10Il n’est bien sûr pas question pour moi de pointer les comportements des parents impliqués dans la pérennisation des difficultés. Nous cherchons seulement à identifier les comportements de l’enfant qui participent au problème. Nous déterminons ensuite ensemble « un objectif concret dans un futur proche » (Erickson), c’est-à-dire une demande concrète à poser à l’enfant. Il s’agit d’une prescription de tâche dont la réalisation par l’enfant sera le plus souvent évaluée et quantifiée.

11Le constat fait avec ses parents est que le manque d’autonomie de Magali ne lui a pas permis de construire un sentiment de compétence suffisant pour faire face à ce qui lui est demandé en classe (Berlioz, 2008). L’objectif visé est de l’aider à construire ce sentiment de compétence, en lui permettant de constater qu’elle est « grande » et capable de se débrouiller seule dans les petites actions de la vie quotidienne.

12Concrètement, deux demandes lui ont été faites : boire dans un bol au petit-déjeuner (et non plus au biberon) et s’habiller seule le matin.

13Ces tâches, bien que simples, sont souvent difficiles à mettre en œuvre pour l’enfant comme pour ses parents. Afin de soutenir leur mise en pratique, nous définissons ensemble un projet contractuel pour une durée de cinq semaines qui stipule :

  • la demande faite à l’enfant,
  • la participation à laquelle s’engagent les parents,
  • la participation éventuelle souhaitée de l’enseignant,
  • mon intervention auprès de l’enfant lors des cinq séances de suivi prévues.
– Les parents de Magali se sont engagés à noter chaque jour, sur une grille fournie à cet effet, un sourire si l’enfant boit son chocolat dans un bol et un autre si elle s’habille seule et des grimaces dans le cas contraire.

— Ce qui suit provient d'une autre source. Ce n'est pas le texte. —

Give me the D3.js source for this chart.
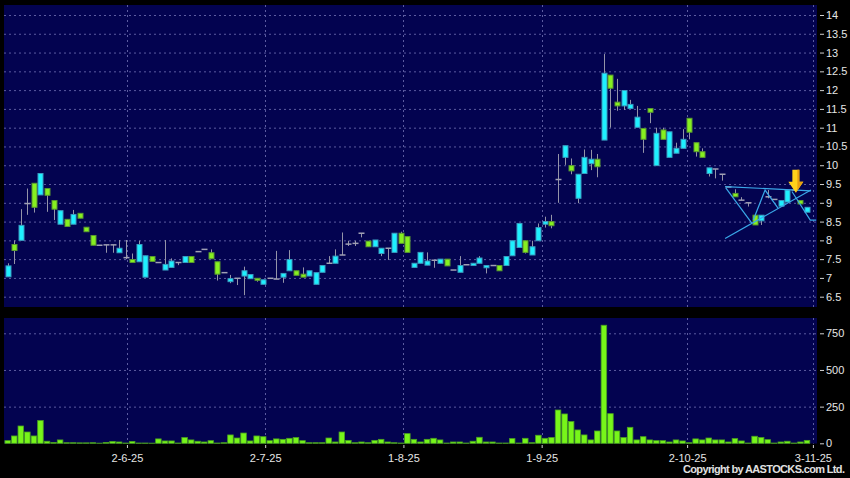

14– La participation demandée à l’enseignante a été d’être attentive à redonner individuellement la consigne à Magali lorsqu’elle voyait que cette dernière ne démarrait pas son travail.

15– Mon intervention a consisté à compter avec elle le nombre de sourires obtenus pour le fait de « déjeuner comme une grande » (dans un bol) et de « s’habiller seule ». Je discutais ensuite avec elle de ses résultats et je notais notre discussion sur le cahier qui circulait entre la famille et moi. Cahier que les parents devaient signer et dans lequel je glissais chaque semaine une nouvelle grille à remplir.

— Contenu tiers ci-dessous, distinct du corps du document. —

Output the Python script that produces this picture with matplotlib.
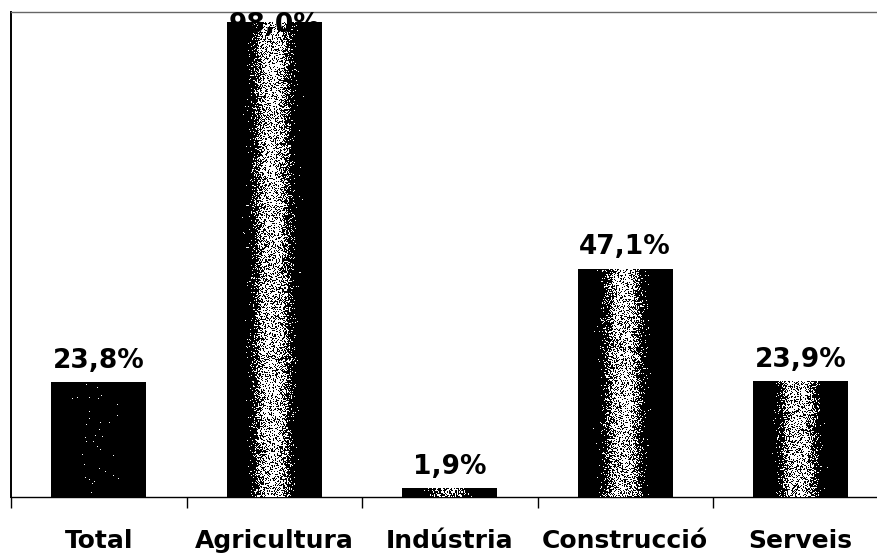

16Les séances sont hebdomadaires et durent environ 45 minutes pendant le temps scolaire. Elles réunissent un groupe de trois à cinq enfants du même âge. Elles favorisent la circularisation de l’information qui, selon l’acception d’Ausloos (1995, p. 70), « informe en même temps celui qui la produit et ceux ou celles qui la reçoivent ». Le partage et l’échange d’informations provenant de l’école ou de la famille se fait par le biais d’un cahier qui me sert à correspondre avec la famille et sur lequel je note les remarques faites à l’enfant (« Bravo ! C’est très bien ! », « Dommage ! Je suis triste que… », « Tes parents doivent être fiers de toi ! », « Je suis sûre que tu es capable de faire mieux », « Je compte sur toi pour… », etc.).

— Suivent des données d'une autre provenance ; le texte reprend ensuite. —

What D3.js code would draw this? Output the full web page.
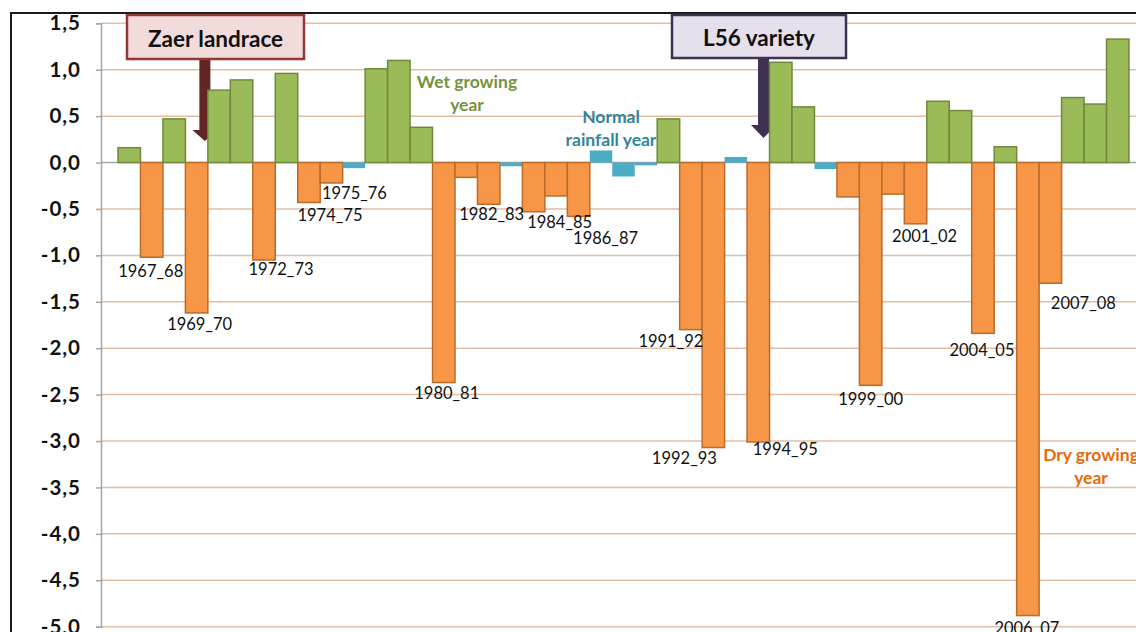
<!DOCTYPE html>
<html>
<head>
<meta charset="utf-8">
<script src="https://cdn.jsdelivr.net/npm/d3@7"></script>
<style>
  body { margin: 0; background: #fff; }
  svg { display: block; }
</style>
</head>
<body>
<script>
// growing seasons (x categories)
const seasons = ["1966_67","1967_68","1968_69","1969_70","1970_71","1971_72","1972_73","1973_74","1974_75","1975_76",
  "1976_77","1977_78","1978_79","1979_80","1980_81","1981_82","1982_83","1983_84","1984_85","1985_86",
  "1986_87","1987_88","1988_89","1989_90","1990_91","1991_92","1992_93","1993_94","1994_95","1995_96",
  "1996_97","1997_98","1998_99","1999_00","2000_01","2001_02","2002_03","2003_04","2004_05","2005_06",
  "2006_07","2007_08","2008_09","2009_10","2010_11"];

// rainfall index
const index = [0.16,-1.02,0.47,-1.62,0.78,0.89,-1.05,0.96,-0.43,-0.22,
  -0.06,1.01,1.10,0.38,-2.37,-0.16,-0.45,-0.04,-0.53,-0.36,
  -0.58,0.13,-0.15,-0.03,0.47,-1.80,-3.07,0.06,-3.01,1.08,
  0.60,-0.07,-0.37,-2.40,-0.34,-0.66,0.66,0.56,-1.84,0.17,
  -4.88,-1.30,0.70,0.63,1.33];

// W = wet, D = dry, N = normal
const yearType = ["W","D","W","D","W","W","D","W","D","D",
  "N","W","W","W","D","D","D","N","D","D",
  "D","N","N","N","W","D","D","N","D","W",
  "W","N","D","D","D","D","W","W","D","W",
  "D","D","W","W","W"];

const labelled = ["1967_68","1969_70","1972_73","1974_75","1975_76","1980_81","1982_83","1984_85","1986_87",
  "1991_92","1992_93","1994_95","1999_00","2001_02","2004_05","2006_07","2007_08"];

const yTicks = [1.5,1.0,0.5,0.0,-0.5,-1.0,-1.5,-2.0,-2.5,-3.0,-3.5,-4.0,-4.5,-5.0];

// label nudges from bar end (layout only)
const nudge = {
  "1967_68":[-1,14],"1969_70":[3,11],"1972_73":[17,9],"1974_75":[21,13],"1975_76":[23,10],
  "1980_81":[3,10],"1982_83":[3,10],"1984_85":[26,10],"1986_87":[27,22],"1991_92":[-20,11],
  "1992_93":[-29,10],"1994_95":[27,7],"1999_00":[0,14],"2001_02":[9,12],"2004_05":[-1,17],
  "2006_07":[-1,12],"2007_08":[33,20]
};

const colors = {
  W: { fill: "#9BBB59", stroke: "#71893F" },
  D: { fill: "#F79646", stroke: "#B96C2C" },
  N: { fill: "#4BACC6", stroke: "#4BACC6" }
};

const W = 1136, H = 632;
const data = seasons.map((s, i) => ({ season: s, value: index[i], type: yearType[i] }));

const svg = d3.select("body").append("svg")
  .attr("width", W)
  .attr("height", H);

const x = d3.scaleBand()
  .domain(seasons)
  .range([101, 1146])
  .paddingInner(0)
  .paddingOuter(0.757);

const y = d3.scaleLinear()
  .domain([-5, 1.5])
  .range([626.7, 23.3]);

// outer frame
svg.append("path")
  .attr("d", "M11," + H + "V13H" + W)
  .attr("fill", "none")
  .attr("stroke", "#1a1a1a")
  .attr("stroke-width", 2);

// gridlines
svg.append("g")
  .selectAll("line")
  .data(yTicks.filter(d => d !== 0))
  .join("line")
  .attr("x1", 101).attr("x2", W)
  .attr("y1", d => y(d)).attr("y2", d => y(d))
  .attr("stroke", "#E2BFA4")
  .attr("stroke-width", 1.5);

// zero line
svg.append("line")
  .attr("x1", 101).attr("x2", W)
  .attr("y1", y(0)).attr("y2", y(0))
  .attr("stroke", "#A6A6A6")
  .attr("stroke-width", 1.5);

const fmt = d3.formatLocale({ decimal: ",", thousands: ".", grouping: [3], currency: ["", ""], minus: "-" }).format(".1f");

const yAxis = d3.axisLeft(y)
  .tickValues(yTicks)
  .tickSize(5)
  .tickPadding(15)
  .tickFormat(fmt);

const gy = svg.append("g")
  .attr("transform", "translate(101,0)")
  .call(yAxis);
gy.select(".domain").attr("stroke", "#A6A6A6").attr("stroke-width", 1.5);
gy.selectAll(".tick line").attr("stroke", "#A6A6A6").attr("stroke-width", 1.5);
gy.selectAll(".tick text")
  .attr("fill", "#111")
  .style("font-family", "Lato, 'Open Sans', sans-serif")
  .style("font-weight", "bold")
  .style("font-size", "20.5px")
  .style("letter-spacing", "1px");

// annotation arrows (behind boxes and bars)
const notes = [
  { text: "Zaer landrace", anchor: "1970_71", dx: -3, box: [127, 15, 177, 44], fill: "#F2DCDB", stroke: "#953735", arrow: "#632523", headTop: 130, tip: 141 },
  { text: "L56 variety", anchor: "1995_96", dx: -6, box: [672, 15, 174, 43], fill: "#E5E0EC", stroke: "#403151", arrow: "#3F3151", headTop: 125, tip: 138 }
];

notes.forEach(n => {
  const cx = x(n.anchor) + n.dx;
  const top = n.box[1] + n.box[3];
  const p = d3.path();
  p.moveTo(cx - 5.5, top);
  p.lineTo(cx + 5.5, top);
  p.lineTo(cx + 5.5, n.headTop);
  p.lineTo(cx + 12.5, n.headTop);
  p.lineTo(cx, n.tip);
  p.lineTo(cx - 12.5, n.headTop);
  p.lineTo(cx - 5.5, n.headTop);
  p.closePath();
  svg.append("path").attr("d", p.toString()).attr("fill", n.arrow);
});

// bars
svg.append("g")
  .selectAll("rect")
  .data(data)
  .join("rect")
  .attr("x", d => x(d.season))
  .attr("width", x.bandwidth())
  .attr("y", d => y(Math.max(0, d.value)))
  .attr("height", d => Math.abs(y(d.value) - y(0)))
  .attr("fill", d => colors[d.type].fill)
  .attr("stroke", d => colors[d.type].stroke)
  .attr("stroke-width", d => d.type === "N" ? 0 : 1.5);

// season labels
svg.append("g")
  .selectAll("text")
  .data(data.filter(d => labelled.includes(d.season)))
  .join("text")
  .attr("x", d => x(d.season) + x.bandwidth() / 2 + nudge[d.season][0])
  .attr("y", d => y(d.value) + nudge[d.season][1])
  .attr("text-anchor", "middle")
  .attr("dominant-baseline", "central")
  .attr("fill", "#111")
  .style("font-family", "Lato, 'Open Sans', sans-serif")
  .style("font-size", "16.5px")
  .text(d => d.season);

// annotation boxes
notes.forEach(n => {
  svg.append("rect")
    .attr("x", n.box[0]).attr("y", n.box[1])
    .attr("width", n.box[2]).attr("height", n.box[3])
    .attr("fill", n.fill)
    .attr("stroke", n.stroke)
    .attr("stroke-width", 2.5);
  svg.append("text")
    .attr("x", n.box[0] + n.box[2] / 2)
    .attr("y", n.box[1] + n.box[3] / 2 + 1)
    .attr("text-anchor", "middle")
    .attr("dominant-baseline", "central")
    .attr("fill", "#111")
    .style("font-family", "Lato, 'Open Sans', sans-serif")
    .style("font-weight", "bold")
    .style("font-size", "22.5px")
    .text(n.text);
});

// year-type captions
const captions = [
  { lines: ["Wet growing", "year"], x: 467, y: 88, color: "#76923C" },
  { lines: ["Normal", "rainfall year"], x: 611, y: 123, color: "#31859C" },
  { lines: ["Dry growing", "year"], x: 1091, y: 461, color: "#E46C0A" }
];
captions.forEach(c => {
  const t = svg.append("text")
    .attr("text-anchor", "middle")
    .attr("fill", c.color)
    .style("font-family", "Lato, 'Open Sans', sans-serif")
    .style("font-weight", "bold")
    .style("font-size", "17.5px");
  c.lines.forEach((l, i) => {
    t.append("tspan").attr("x", c.x).attr("y", c.y + i * 23).text(l);
  });
});
</script>
</body>
</html>
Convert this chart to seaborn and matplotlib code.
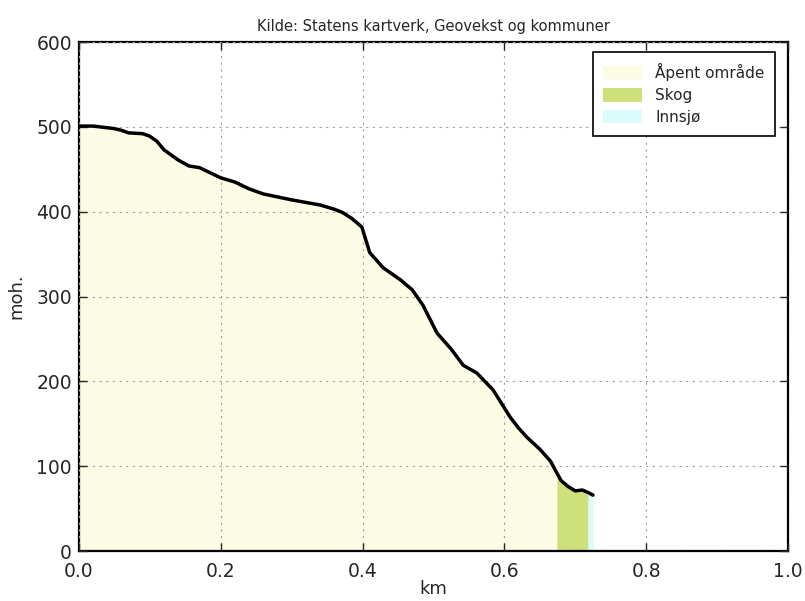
import numpy as np
import pandas as pd
import matplotlib
matplotlib.use("Agg")
import matplotlib.pyplot as plt
import seaborn as sns
from matplotlib.patches import Patch

# elevation profile (km, metres above sea level)
dist_km = [0.0, 0.02, 0.04, 0.05, 0.06, 0.07, 0.09, 0.10, 0.11, 0.12, 0.14, 0.155,
           0.17, 0.20, 0.22, 0.24, 0.26, 0.30, 0.34, 0.36, 0.372, 0.385, 0.399,
           0.41, 0.429, 0.453, 0.47, 0.485, 0.505, 0.525, 0.542, 0.561, 0.584,
           0.608, 0.62, 0.632, 0.65, 0.665, 0.674, 0.68, 0.69, 0.70, 0.71, 0.718, 0.725]
height_m = [501, 501, 499, 498, 496, 493, 492, 489, 483, 473, 461, 454,
            452, 440, 435, 427, 421, 414, 408, 403, 399, 392, 382,
            352, 334, 320, 308, 290, 257, 238, 219, 210, 190,
            158, 145, 134, 120, 106, 92, 83, 76, 71, 72, 69, 66]

# land cover segments along the profile
cover_names = ["Åpent område", "Skog", "Innsjø"]
cover_start = [0.0, 0.674, 0.718]
cover_end = [0.674, 0.718, 0.725]
cover_colors = ["#fcfce4", "#cde07c", "#dcfbfb"]

df = pd.DataFrame({"km": dist_km, "moh": height_m})

sns.set_style("white")
plt.rcParams["font.family"] = ["DejaVu Sans"]

fig = plt.figure(figsize=(8.05, 6.01), dpi=100)
ax = fig.add_axes([0.098, 0.083, 0.881, 0.847])

x = np.array(dist_km)
y = np.array(height_m)
for name, s, e, c in zip(cover_names, cover_start, cover_end, cover_colors):
    xs = np.concatenate([[s], x[(x > s) & (x < e)], [e]])
    ys = np.interp(xs, x, y)
    ax.fill_between(xs, 0, ys, color=c, linewidth=0, zorder=1)

sns.lineplot(data=df, x="km", y="moh", color="black", linewidth=2.5, ax=ax, zorder=3)

ax.set_xlim(0, 1.0)
ax.set_ylim(0, 600)
ax.set_xticks([0.0, 0.2, 0.4, 0.6, 0.8, 1.0])
ax.set_yticks([0, 100, 200, 300, 400, 500, 600])
ax.set_xticklabels(["0.0", "0.2", "0.4", "0.6", "0.8", "1.0"])
ax.tick_params(direction="in", length=6, width=1, labelsize=13.5,
               top=True, right=True, bottom=True, left=True)
ax.tick_params(axis="x", pad=8)
ax.tick_params(axis="y", pad=5)
ax.grid(True, color="#a0a0a0", linestyle=(0, (2, 4)), linewidth=0.8, zorder=0)
ax.set_axisbelow(False)
for sp in ax.spines.values():
    sp.set_color("black")
    sp.set_linewidth(1.6)

ax.set_xlabel("km", fontsize=13, labelpad=-1)
ax.set_ylabel("moh.", fontsize=13, labelpad=8)
ax.set_title("Kilde: Statens kartverk, Geovekst og kommuner", fontsize=10.5, pad=8)

handles = [Patch(facecolor=c, edgecolor="none", label=n)
           for n, c in zip(cover_names, cover_colors)]
leg = ax.legend(handles=handles, loc="upper right", fontsize=11, fancybox=False,
                frameon=True, edgecolor="black", framealpha=1,
                handlelength=2.5, handleheight=1.0, borderpad=0.7,
                labelspacing=0.45, handletextpad=0.9,
                bbox_to_anchor=(0.993, 0.995))
leg.get_frame().set_linewidth(1.2)

fig.savefig("out.png", dpi=100)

Naissance du concept d’âge virtuel

17Malheureusement, dans la pratique, la discussion avec l’enfant s’avère souvent compliquée. En effet, tous les enfants n’ont pas accès aux concepts abstraits et numériques, particulièrement les plus jeunes qu’il m’est donné de suivre et qui ont à peine quatre ans. Que représente pour eux le fait de s’être habillé 3 fois sur 7 ou 5 fois sur 7 ? La situation se complique encore lorsque le volume des informations recueillies varie chaque semaine : comment leur faire comprendre que 10 réussites sur 12 est mieux que 15 réussites sur 30 ? Un tel retour ne constitue pas un feed-back clair et compréhensible par l’enfant.

18Pour pallier cette difficulté, puisque je dispose de chiffres, j’ai d’abord pensé à les transformer en pourcentage de réussite : 5 fois sur 7 correspondrait à environ 71 %, ou à 7 sur 10. Un tel résultat est lisible pour des adultes ou pour les enfants de plus de 8 ans, mais toujours pas pour les plus jeunes. J’ai donc pensé à convertir ce pourcentage en pourcentage de l’âge réel de l’enfant : si l’enfant s’est acquitté de sa tâche une fois sur deux, l’âge virtuel qui lui est attribué sera la moitié de son âge réel.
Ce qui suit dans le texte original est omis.